Parę skrzyżowań, w końcu na parkingu ja mu sprzęgło a obroty spadają, uczucie jakby nie działał na 4 garach po czym zgasł... odpalam, podjechałem kawałek, sprzęgło, zgasł. I jeszcze raz tak samo. W międzyczasie zmieniłem mu zasilanie LPG --> Pb, nic to nie spowodowało. Bez problemu, równo się wkręcał na wyższe obroty.
Zgasiłem go, zatankowałem, odpaliłem i sytuacja się nie powtórzyła.
O co kaman?
Kopułka YEC 15 tys przebiegu, palec to samo.
Przewody oryginał, kiedyś w nocy pryskałem wodą po nich, nie było wiadać niczego ciekawego. Mimo, że na 1-szym jest lekko dziabnięta izolacja.
Świece 15tyś przebiegu mniej więcej
Przed podmianą też czasem głupiały obroty. Tylko przed rozgrzaniem dobrym, spadały mi do 200 i się podnosiły i stały już na właściwym poziomie. Wymiana IACV spowodowała brak spadku obrotów do 200, tylko od razu na właściwy poziom.
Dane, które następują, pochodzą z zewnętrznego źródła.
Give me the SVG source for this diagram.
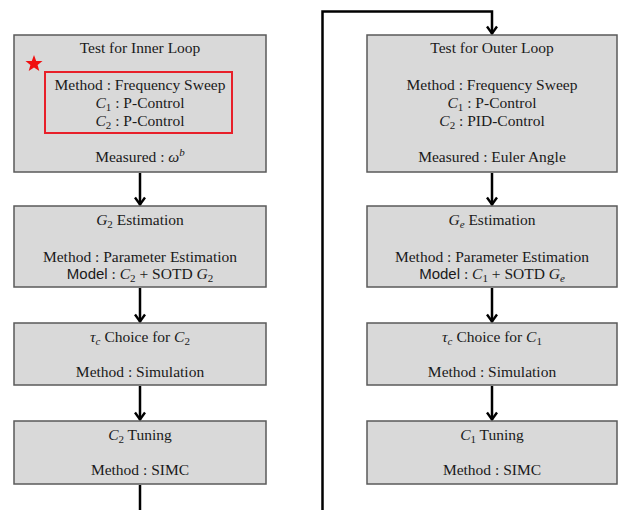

Pierwszy raz od wymiany taki myk się zrobił.
Pb pół baku
LPG 11 litrów miałem jeszcze
Zauważyłem, że czasem, powiedzmy raz na 3-4 miesiące zgłupieje w ten sposób. Po czym jeździ bezproblemowo. 2 razy pamiętam, że miało to miejsce jak była dżdżysta pogoda, jak dzisiaj. Jak to rozgryźć?